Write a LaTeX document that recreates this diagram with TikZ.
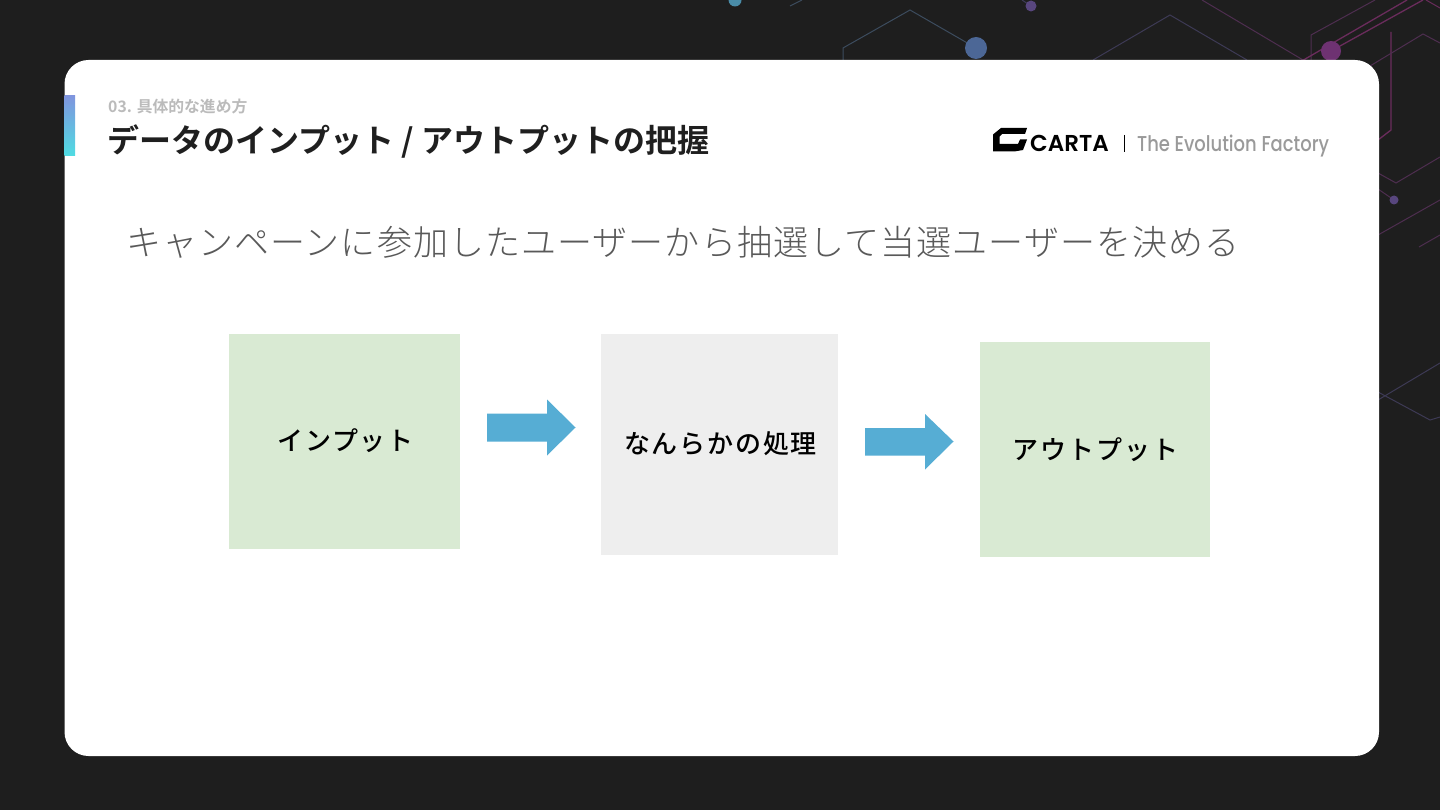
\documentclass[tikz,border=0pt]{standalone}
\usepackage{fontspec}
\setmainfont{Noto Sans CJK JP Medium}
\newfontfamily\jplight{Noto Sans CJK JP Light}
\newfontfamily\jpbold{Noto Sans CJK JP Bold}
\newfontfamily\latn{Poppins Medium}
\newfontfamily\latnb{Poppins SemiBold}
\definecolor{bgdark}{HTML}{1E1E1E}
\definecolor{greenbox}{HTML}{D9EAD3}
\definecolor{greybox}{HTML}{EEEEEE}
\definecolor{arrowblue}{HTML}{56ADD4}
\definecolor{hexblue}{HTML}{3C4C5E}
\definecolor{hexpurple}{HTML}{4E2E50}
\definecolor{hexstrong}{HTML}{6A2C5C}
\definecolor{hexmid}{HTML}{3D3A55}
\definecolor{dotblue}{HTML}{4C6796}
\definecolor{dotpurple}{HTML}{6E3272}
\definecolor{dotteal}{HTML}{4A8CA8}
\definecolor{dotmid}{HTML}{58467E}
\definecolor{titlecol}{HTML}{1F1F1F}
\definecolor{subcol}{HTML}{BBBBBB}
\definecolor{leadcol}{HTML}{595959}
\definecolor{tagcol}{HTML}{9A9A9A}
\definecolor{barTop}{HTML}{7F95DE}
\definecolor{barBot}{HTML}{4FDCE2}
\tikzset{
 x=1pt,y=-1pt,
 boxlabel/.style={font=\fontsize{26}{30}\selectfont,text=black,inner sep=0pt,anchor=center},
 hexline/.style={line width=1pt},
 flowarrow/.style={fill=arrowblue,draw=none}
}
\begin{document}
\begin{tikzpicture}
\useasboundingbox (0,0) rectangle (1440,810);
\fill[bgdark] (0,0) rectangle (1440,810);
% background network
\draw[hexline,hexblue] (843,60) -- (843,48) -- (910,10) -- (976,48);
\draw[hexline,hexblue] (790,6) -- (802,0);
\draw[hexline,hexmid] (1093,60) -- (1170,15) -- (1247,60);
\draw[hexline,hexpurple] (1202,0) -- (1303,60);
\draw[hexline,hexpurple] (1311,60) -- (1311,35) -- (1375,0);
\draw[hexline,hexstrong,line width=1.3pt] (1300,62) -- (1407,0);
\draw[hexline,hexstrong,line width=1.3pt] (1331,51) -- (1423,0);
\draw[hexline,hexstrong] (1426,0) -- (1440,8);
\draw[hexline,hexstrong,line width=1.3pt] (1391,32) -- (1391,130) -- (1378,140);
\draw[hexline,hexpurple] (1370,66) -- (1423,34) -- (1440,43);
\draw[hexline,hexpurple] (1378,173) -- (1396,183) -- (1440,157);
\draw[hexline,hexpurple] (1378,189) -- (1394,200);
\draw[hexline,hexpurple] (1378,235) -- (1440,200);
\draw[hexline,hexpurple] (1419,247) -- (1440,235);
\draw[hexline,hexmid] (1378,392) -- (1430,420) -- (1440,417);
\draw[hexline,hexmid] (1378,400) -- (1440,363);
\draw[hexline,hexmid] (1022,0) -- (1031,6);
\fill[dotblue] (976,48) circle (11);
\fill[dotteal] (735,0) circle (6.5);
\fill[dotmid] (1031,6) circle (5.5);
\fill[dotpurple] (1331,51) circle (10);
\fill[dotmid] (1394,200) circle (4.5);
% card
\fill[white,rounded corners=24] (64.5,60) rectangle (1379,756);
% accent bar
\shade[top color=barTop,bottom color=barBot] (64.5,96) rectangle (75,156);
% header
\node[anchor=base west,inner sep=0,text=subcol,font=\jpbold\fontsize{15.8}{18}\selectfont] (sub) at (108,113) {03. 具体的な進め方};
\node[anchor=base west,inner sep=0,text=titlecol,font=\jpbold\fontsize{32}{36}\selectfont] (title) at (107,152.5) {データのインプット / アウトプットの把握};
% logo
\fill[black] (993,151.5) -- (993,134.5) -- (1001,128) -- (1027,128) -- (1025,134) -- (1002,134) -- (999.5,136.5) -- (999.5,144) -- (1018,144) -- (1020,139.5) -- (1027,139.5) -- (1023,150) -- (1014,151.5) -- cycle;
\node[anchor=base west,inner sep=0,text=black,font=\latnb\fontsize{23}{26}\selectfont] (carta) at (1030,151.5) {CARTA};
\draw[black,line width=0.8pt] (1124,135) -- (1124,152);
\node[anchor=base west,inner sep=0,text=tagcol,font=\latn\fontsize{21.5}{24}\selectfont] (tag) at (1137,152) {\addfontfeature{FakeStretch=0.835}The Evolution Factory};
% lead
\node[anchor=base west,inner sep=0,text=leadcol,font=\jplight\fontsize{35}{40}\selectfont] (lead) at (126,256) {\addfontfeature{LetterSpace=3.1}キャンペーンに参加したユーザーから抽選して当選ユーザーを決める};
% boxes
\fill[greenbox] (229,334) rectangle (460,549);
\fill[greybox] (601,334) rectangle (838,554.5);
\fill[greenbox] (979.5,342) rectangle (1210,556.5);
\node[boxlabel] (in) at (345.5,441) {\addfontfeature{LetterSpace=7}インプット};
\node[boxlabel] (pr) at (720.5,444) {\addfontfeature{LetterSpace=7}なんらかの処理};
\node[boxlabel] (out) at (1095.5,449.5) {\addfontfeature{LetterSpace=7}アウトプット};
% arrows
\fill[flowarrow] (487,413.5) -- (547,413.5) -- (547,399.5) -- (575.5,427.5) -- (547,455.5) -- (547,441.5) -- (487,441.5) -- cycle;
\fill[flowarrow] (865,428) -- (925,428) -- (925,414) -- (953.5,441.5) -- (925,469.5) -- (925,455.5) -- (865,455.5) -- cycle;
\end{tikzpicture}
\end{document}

--

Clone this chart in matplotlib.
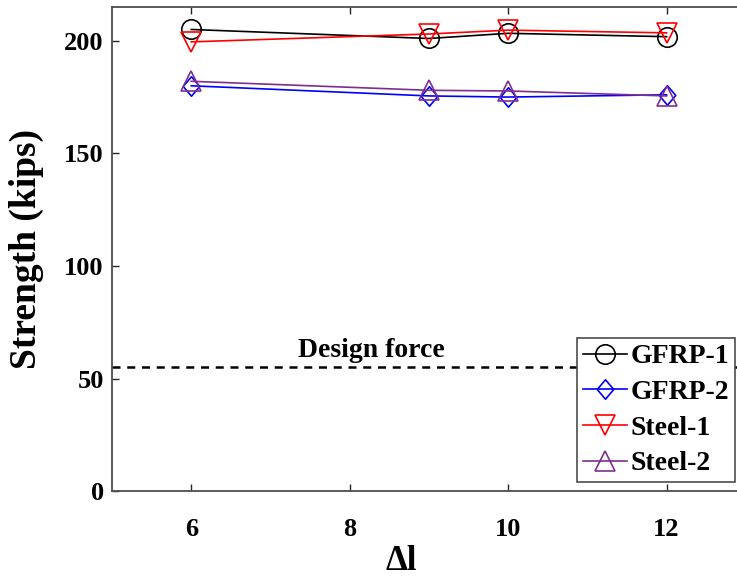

▸ **Given instruction**
Only lines holding the string "this" are wanted; gather each one from the entries above.

▸ **Response to the exercise**
Write a LaTeX document that recreates this diagram with TikZ.
Clone this chart in matplotlib.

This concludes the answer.